— BEGIN RECORDED DATA —
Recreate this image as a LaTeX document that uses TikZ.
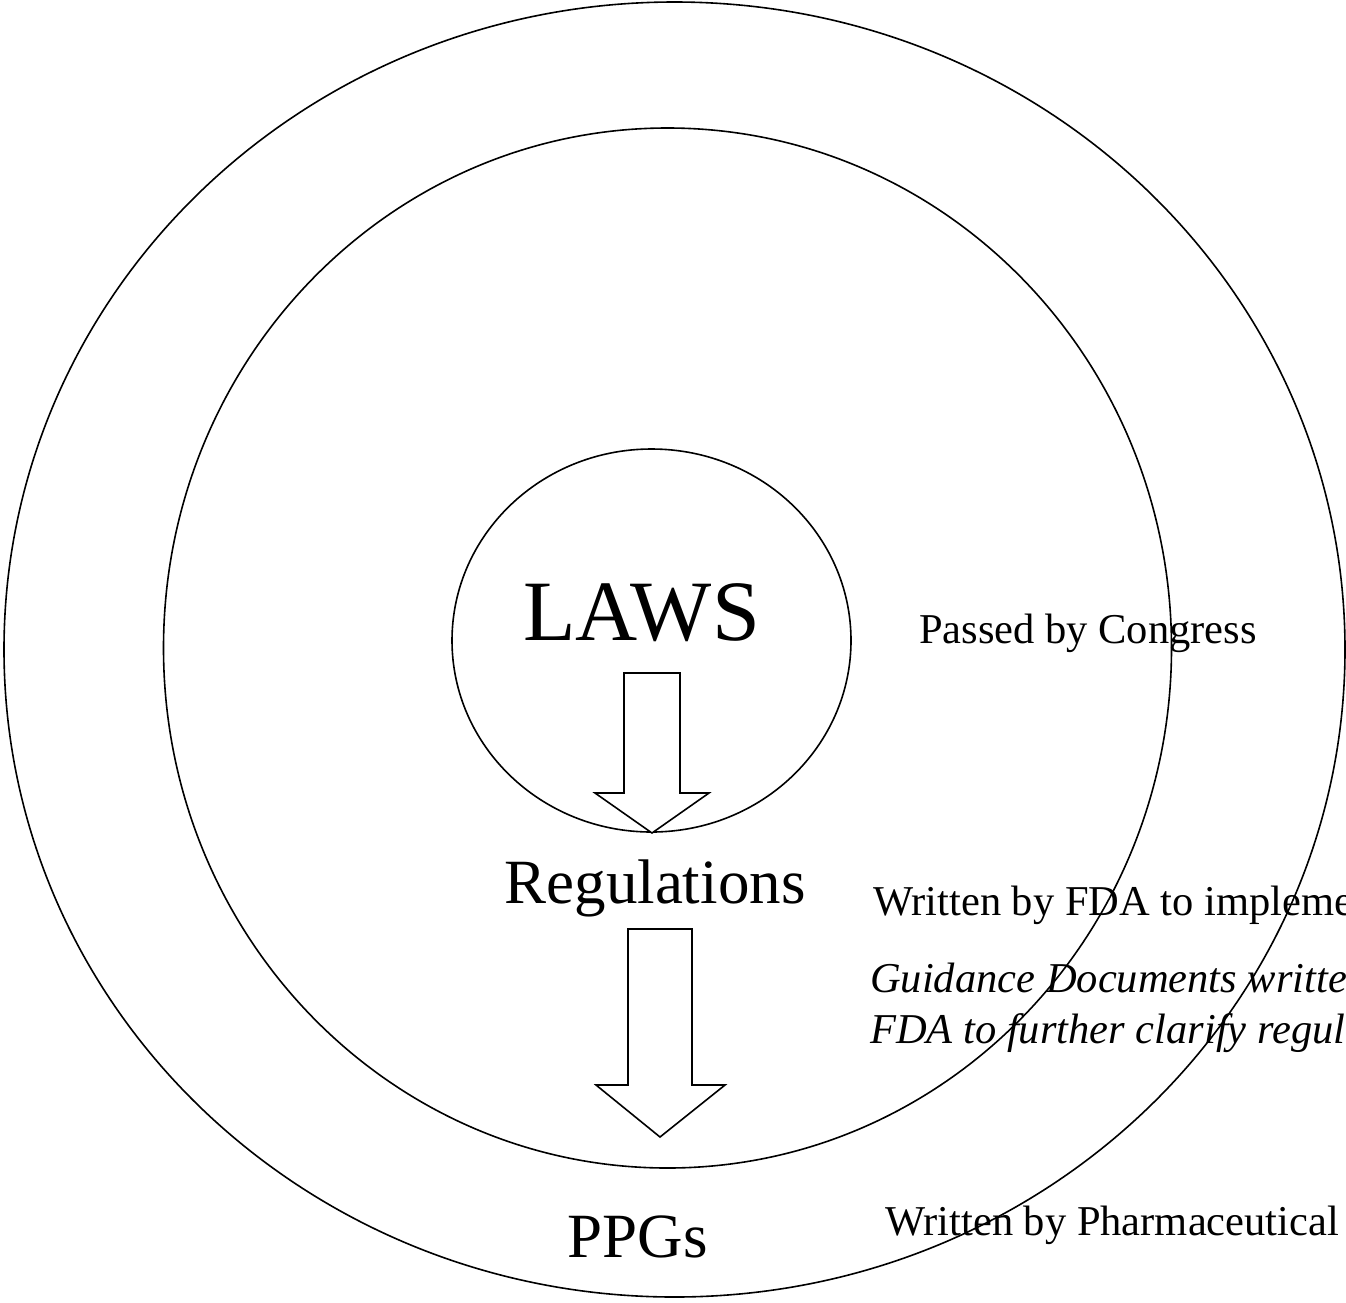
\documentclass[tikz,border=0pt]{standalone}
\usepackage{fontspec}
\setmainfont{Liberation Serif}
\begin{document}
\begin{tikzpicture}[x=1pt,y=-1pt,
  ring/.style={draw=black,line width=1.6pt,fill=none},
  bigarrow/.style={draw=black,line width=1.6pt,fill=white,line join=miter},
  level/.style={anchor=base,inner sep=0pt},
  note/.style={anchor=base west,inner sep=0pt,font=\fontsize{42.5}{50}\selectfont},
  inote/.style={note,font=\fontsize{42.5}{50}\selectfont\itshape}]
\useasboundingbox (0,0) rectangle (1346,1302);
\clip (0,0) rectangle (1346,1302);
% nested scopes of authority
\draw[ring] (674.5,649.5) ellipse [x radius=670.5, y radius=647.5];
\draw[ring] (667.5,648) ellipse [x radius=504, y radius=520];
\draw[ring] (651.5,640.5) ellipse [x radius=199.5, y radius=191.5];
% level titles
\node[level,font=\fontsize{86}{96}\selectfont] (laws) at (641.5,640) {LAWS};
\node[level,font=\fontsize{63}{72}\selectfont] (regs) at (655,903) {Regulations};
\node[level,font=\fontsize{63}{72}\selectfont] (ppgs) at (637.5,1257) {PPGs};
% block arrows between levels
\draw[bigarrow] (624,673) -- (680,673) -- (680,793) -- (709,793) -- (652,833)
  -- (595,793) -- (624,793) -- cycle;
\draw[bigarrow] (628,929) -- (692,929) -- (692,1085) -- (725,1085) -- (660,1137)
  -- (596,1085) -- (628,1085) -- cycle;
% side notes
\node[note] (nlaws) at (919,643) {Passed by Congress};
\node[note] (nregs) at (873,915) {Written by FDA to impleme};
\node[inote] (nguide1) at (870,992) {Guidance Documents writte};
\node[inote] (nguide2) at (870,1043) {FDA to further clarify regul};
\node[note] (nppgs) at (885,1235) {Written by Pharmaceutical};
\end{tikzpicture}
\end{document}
— END RECORDED DATA —
PROBLEM DESCRIPTION: Transcribe the full listing above exactly as it stands, minus the pictures.

ANSWER IN FULL:
Recreate this image as a LaTeX document that uses TikZ.
\documentclass[tikz,border=0pt]{standalone}
\usepackage{fontspec}
\setmainfont{Liberation Serif}
\begin{document}
\begin{tikzpicture}[x=1pt,y=-1pt,
  ring/.style={draw=black,line width=1.6pt,fill=none},
  bigarrow/.style={draw=black,line width=1.6pt,fill=white,line join=miter},
  level/.style={anchor=base,inner sep=0pt},
  note/.style={anchor=base west,inner sep=0pt,font=\fontsize{42.5}{50}\selectfont},
  inote/.style={note,font=\fontsize{42.5}{50}\selectfont\itshape}]
\useasboundingbox (0,0) rectangle (1346,1302);
\clip (0,0) rectangle (1346,1302);
% nested scopes of authority
\draw[ring] (674.5,649.5) ellipse [x radius=670.5, y radius=647.5];
\draw[ring] (667.5,648) ellipse [x radius=504, y radius=520];
\draw[ring] (651.5,640.5) ellipse [x radius=199.5, y radius=191.5];
% level titles
\node[level,font=\fontsize{86}{96}\selectfont] (laws) at (641.5,640) {LAWS};
\node[level,font=\fontsize{63}{72}\selectfont] (regs) at (655,903) {Regulations};
\node[level,font=\fontsize{63}{72}\selectfont] (ppgs) at (637.5,1257) {PPGs};
% block arrows between levels
\draw[bigarrow] (624,673) -- (680,673) -- (680,793) -- (709,793) -- (652,833)
  -- (595,793) -- (624,793) -- cycle;
\draw[bigarrow] (628,929) -- (692,929) -- (692,1085) -- (725,1085) -- (660,1137)
  -- (596,1085) -- (628,1085) -- cycle;
% side notes
\node[note] (nlaws) at (919,643) {Passed by Congress};
\node[note] (nregs) at (873,915) {Written by FDA to impleme};
\node[inote] (nguide1) at (870,992) {Guidance Documents writte};
\node[inote] (nguide2) at (870,1043) {FDA to further clarify regul};
\node[note] (nppgs) at (885,1235) {Written by Pharmaceutical};
\end{tikzpicture}
\end{document}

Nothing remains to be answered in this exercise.